Murphy, citing the dismissal as a personnel matter, would not comment on why the action was taken.

Sgt. Shawn Tasker will take over as the department's supervising officer on a temporary basis while the town decides what direction it wants to go, Murphy said.

There are only two officers employed at the department, which has one officer vacancy in addition to the chief's position.

"I'll tell you, it was a surprise," Tasker said.

Tasker declined to provide further comment, saying he has not met with town officials since the dismissal.

Gossage, who had been chief at the department for nine years, said he was told by Murphy on Wednesday morning to meet him at Town Hall. Upon arrival, he was summoned to the Chamber of Commerce office, he said. Gossage said Town Administrator Lou Close and all but one council member were there.

"The mayor read a statement, "This letter is to advise you that, effective immediately, the town of Hancock is terminating your employment ..." Gossage said, adding that no cause was given for his dismissal.

Gregory Yost, a former councilman who lost in his bid for mayor in January, said Gossage and members of the council disagreed on several town issues, though he declined to give specific examples.

"I knew there were problems with him and some council members.

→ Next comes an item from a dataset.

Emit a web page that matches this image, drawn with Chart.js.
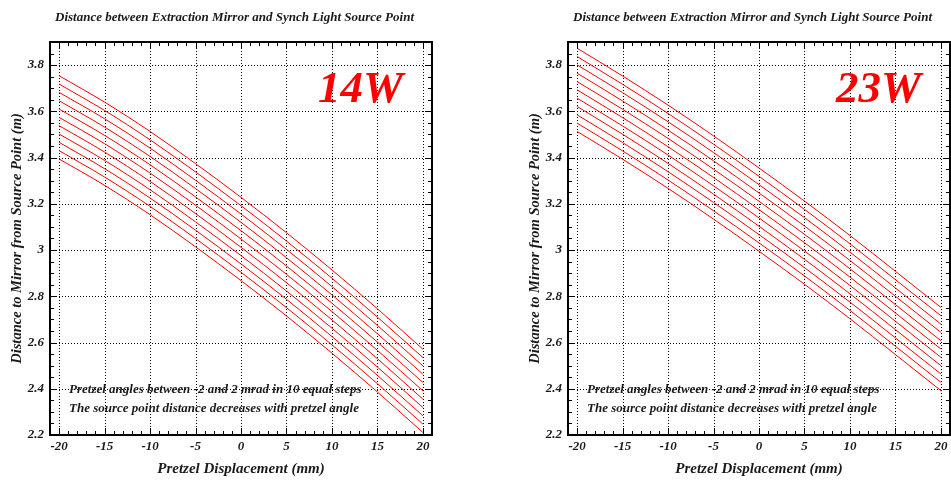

I'm surprised they fired him a couple months before his contract was up," Yost said.

Yost said Gossage was well-respected for his ability to obtain grants and set up youth programs.

"The town is going to lose a lot," he said.

Yost also expressed concern that half of the department's positions are now vacant.

"There's no way just two officers can give us the coverage that we need," Yost said.

Gossage declined to comment about his feelings regarding the decision.

Gossage said he was proud of the direction of the department and its achievements in areas such as community involvement and maintaining a low juvenile crime rate.

"I take great pleasure in having served the citizens of this community, not necessarily the politicians," he said.